11. come precisato da questa Corte (Cass. n. 19273
del 2018; n. 4440 del 2017; n. 5444 del 2013),
non è sufficiente lo svolgimento di una qualsiasi attività lavorativa, di
natura individuale o societaria, per essere iscritti ad un fondo di previdenza
relativo ai lavoratori autonomi ma occorre che esistano, congiuntamente, i due
requisiti di abitualità e prevalenza;

12. tali requisiti, necessari per l’iscrizione alla
gestione commercianti e quindi fatti costituivi dell’obbligo contributivo il
cui onere di prova è a carico dell’INPS (cfr. Cass. n. 5763 del 2002; Cass., n.
23600 del 2009), devono essere intesi in senso relativo e soggettivo, ossia facendo
riferimento alle attività lavorative espletate dal soggetto in seno alla stessa
attività aziendale costituente l’oggetto sociale della s.r.l. (ovviamente al
netto dell’attività esercitata in quanto amministratore) e non già
comparativamente con riferimento a tutti gli altri fattori produttivi
(naturali, materiali e personali) dell’impresa (cfr.

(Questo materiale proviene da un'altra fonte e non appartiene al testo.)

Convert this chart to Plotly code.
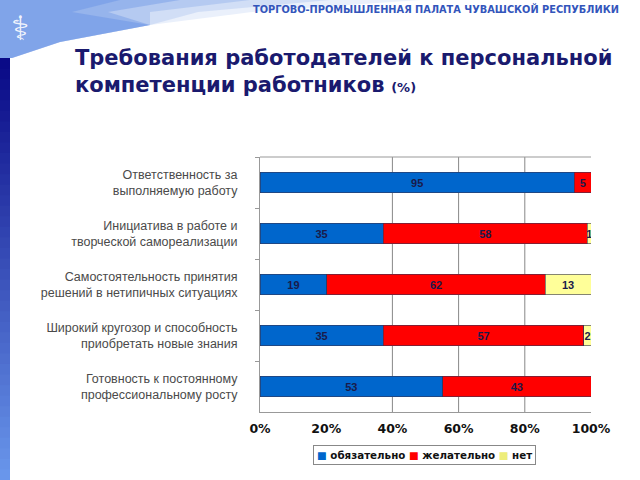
import plotly.graph_objects as go

categories = [
    "Ответственность за<br>выполняемую работу",
    "Инициатива в работе и<br>творческой самореализации",
    "Самостоятельность принятия<br>решений в нетипичных ситуациях",
    "Широкий кругозор и способность<br>приобретать новые знания",
    "Готовность к постоянному<br>профессиональному росту",
]
series_names = ["обязательно", "желательно", "нет"]
v_required = [95, 35, 19, 35, 53]
v_desired = [5, 58, 62, 57, 43]
v_none = [0, 1, 13, 2, 0]
x_tick_vals = [0, 20, 40, 60, 80, 100]
x_tick_text = ["0%", "20%", "40%", "60%", "80%", "100%"]
grid_x = [40, 60, 80]

colors = ["#0066CC", "#FF0000", "#FFFF99"]
legend_swatch_colors = ["#0066CC", "#FF0000", "#EDED7A"]
values = [v_required, v_desired, v_none]

fig = go.Figure()
for name, vals, col in zip(series_names, values, colors):
    fig.add_trace(go.Bar(
        y=categories, x=vals, name=name, orientation="h",
        marker=dict(color=col, line=dict(color="#333355", width=0.6)),
        text=[str(v) if v else "" for v in vals],
        textposition="inside", insidetextanchor="middle",
        constraintext="none",
        textfont=dict(family="Liberation Sans", size=11, color="#1a1a4a", weight="bold"),
        hoverinfo="skip", showlegend=False,
    ))

shapes = []


def px(x, y):
    return ((x - 260) / 331, (412 - y) / 255)


# left gradient stripe
n = 40
top, bot = 58, 480
c0 = (10, 10, 135)
c1 = (105, 150, 235)
for i in range(n):
    t = i / (n - 1)
    col = "rgb(%d,%d,%d)" % tuple(int(a + (b - a) * t) for a, b in zip(c0, c1))
    y0 = top + (bot - top) * i / n
    y1 = top + (bot - top) * (i + 1) / n + 1
    shapes.append(dict(type="rect", xref="paper", yref="paper",
                       x0=px(0, 0)[0], x1=px(10, 0)[0],
                       y0=px(0, y0)[1], y1=px(0, y1)[1],
                       line=dict(width=0), fillcolor=col, layer="below"))

# top-left light blue swoosh (layered for a fade)
swoosh_layers = [(420, 0.12), (330, 0.16), (250, 0.22), (180, 0.3), (120, 0.3)]
for xr, op in swoosh_layers:
    pts = [(0, 0), (xr, 0), (xr * 0.6, 12), (150, 25), (60, 42), (12, 58), (0, 58)]
    path = "M " + " L ".join("%f,%f" % px(*p) for p in pts) + " Z"
    shapes.append(dict(type="path", xref="paper", yref="paper", path=path,
                       fillcolor="rgba(80,130,225,%f)" % op, line=dict(width=0),
                       layer="below"))

# top border of plot and gridlines
shapes.append(dict(type="line", xref="paper", yref="paper", x0=0, x1=1, y0=1, y1=1,
                   line=dict(color="#999999", width=1)))
for gx in grid_x:
    shapes.append(dict(type="line", xref="x", yref="paper", x0=gx, x1=gx, y0=0, y1=1,
                       line=dict(color="#888888", width=1), layer="below"))

# legend built as rich text (squares + series names)
legend_font = dict(family="DejaVu Sans", size=10.3, color="#111111", weight="bold")
legend_text = " ".join("<span style='color:%s'>■</span> %s" % (c, nm)
                       for nm, c in zip(series_names, legend_swatch_colors))

lx, ly = px(424, 455)
annotations = [
    dict(text="<b>Требования работодателей к персональной<br>компетенции работников</b> <b><span style='font-size:13px'>(%)</span></b>",
         xref="paper", yref="paper", x=px(73, 0)[0], y=px(0, 44)[1],
         xanchor="left", yanchor="top", showarrow=False, align="left",
         font=dict(family="DejaVu Sans", size=21, color="#1a1a6e")),
    dict(text="<b>ТОРГОВО-ПРОМЫШЛЕННАЯ ПАЛАТА ЧУВАШСКОЙ РЕСПУБЛИКИ</b>",
         xref="paper", yref="paper", x=px(621, 0)[0], y=px(0, 9)[1],
         xanchor="right", yanchor="middle", showarrow=False,
         font=dict(family="DejaVu Sans", size=9.8, color="#3355bb")),
    dict(text="⚕", xref="paper", yref="paper", x=px(20, 0)[0], y=px(0, 28)[1],
         xanchor="center", yanchor="middle", showarrow=False,
         font=dict(family="DejaVu Sans", size=34, color="rgba(255,255,255,0.9)")),
    dict(text=legend_text, xref="paper", yref="paper", x=lx, y=ly,
         xanchor="center", yanchor="middle", showarrow=False,
         font=legend_font, bordercolor="#888888", borderwidth=1, borderpad=3,
         bgcolor="white"),
]

fig.update_layout(
    width=640, height=480,
    margin=dict(l=260, r=49, t=157, b=68),
    paper_bgcolor="white", plot_bgcolor="white",
    barmode="stack", barnorm="percent", bargap=0.6,
    shapes=shapes, annotations=annotations,
    showlegend=False,
    xaxis=dict(range=[0, 100], tickvals=x_tick_vals, ticktext=x_tick_text,
               showgrid=False, zeroline=False, showline=True, linecolor="#999999",
               ticks="", ticklabelstandoff=5,
               tickfont=dict(family="DejaVu Sans", size=12.5, color="#111111", weight="bold")),
    yaxis=dict(autorange="reversed", showgrid=False, showline=True, linecolor="#999999",
               ticks="outside", tickson="boundaries", ticklen=4, tickcolor="#999999",
               ticklabelstandoff=19,
               tickfont=dict(family="Liberation Sans", size=12.5, color="#4a4a4a")),
)

fig.write_html("out.html")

Cass. n. 19273 del 2018; n. 4440 del 2017 cit.);

13. la nozione di “prevalenza” della
partecipazione del socio al lavoro aziendale, la cui interpretazione quale
parametro normativo è censurabile in sede di legittimità (cfr. Cass., n. 17009 del 2017; Cass., n. 9808 del 2011; Cass., n. 13448 del
2003; Cass., n. 8254 del 2002; Cass., n. 14664 del 2001; Cass., n. 5960 del
1999), equivale a maggiore consistenza, intesa anche come superiorità numerica,
e presuppone una comparazione tra l’attività lavorativa svolta dal socio
nell’ambito aziendale e quella dal medesimo dedicata ad altri ambiti, esterni a
quello aziendale;

14. in tale opera di comparazione il giudice deve
valutare qualsiasi attività lavorativa svolta dal socio in settori esterni a
quello aziendale, al fine appunto di verificarne la “prevalenza” o
meno rispetto alla partecipazione al lavoro aziendale; rileva certamente al
fine suddetto, ad esempio, il contemporaneo svolgimento di lavoro subordinato
alle dipendenze di altra impresa per le caratteristiche proprie di tale tipo di
rapporto, come delineate dall’art. 2094 c.c.;

15. sicché ove risulti accertato il contemporaneo
svolgimento di lavoro subordinato alle dipendenze altrui (e di ciò nel caso di
specie danno atto sia la sentenza impugnata e sia il controricorso dell’INPS, quest’ultimo
limitatamente al periodo dall’ottobre 2007 fino al 31.12.2010), la valutazione
del requisito della prevalenza della partecipazione del socio al lavoro
aziendale non può logicamente prescindere da tale dato e dalla esatta
ricostruzione e comparazione delle due attività;

16. la Corte d’appello, poiché nell’interpretare il
requisito di prevalenza della partecipazione del socio al lavoro aziendale ha
ritenuto ininfluente in astratto lo svolgimento contemporaneo di lavoro
subordinato, è incorsa nel vizio di violazione di legge di cui all’art. 360 n. 3 c.p.c.;

17. per tale ragione, in accoglimento del primo
motivo di ricorso e ritenuto assorbito il secondo, la sentenza deve essere
cassata con rinvio alla medesima Corte d’appello che procederà ad un nuovo
esame della fattispecie attenendosi ai principi sopra enunciati, oltre che alla
regolazione delle spese del giudizio di legittimità.

 

P.Q.M.

 

Accoglie il primo motivo di ricorso, dichiara
assorbito il secondo motivo; cassa la sentenza impugnata in relazione al motivo
accolto e rinvia alla Corte d’appello di Roma, in diversa composizione, anche
per la regolazione delle spese del giudizio di legittimità.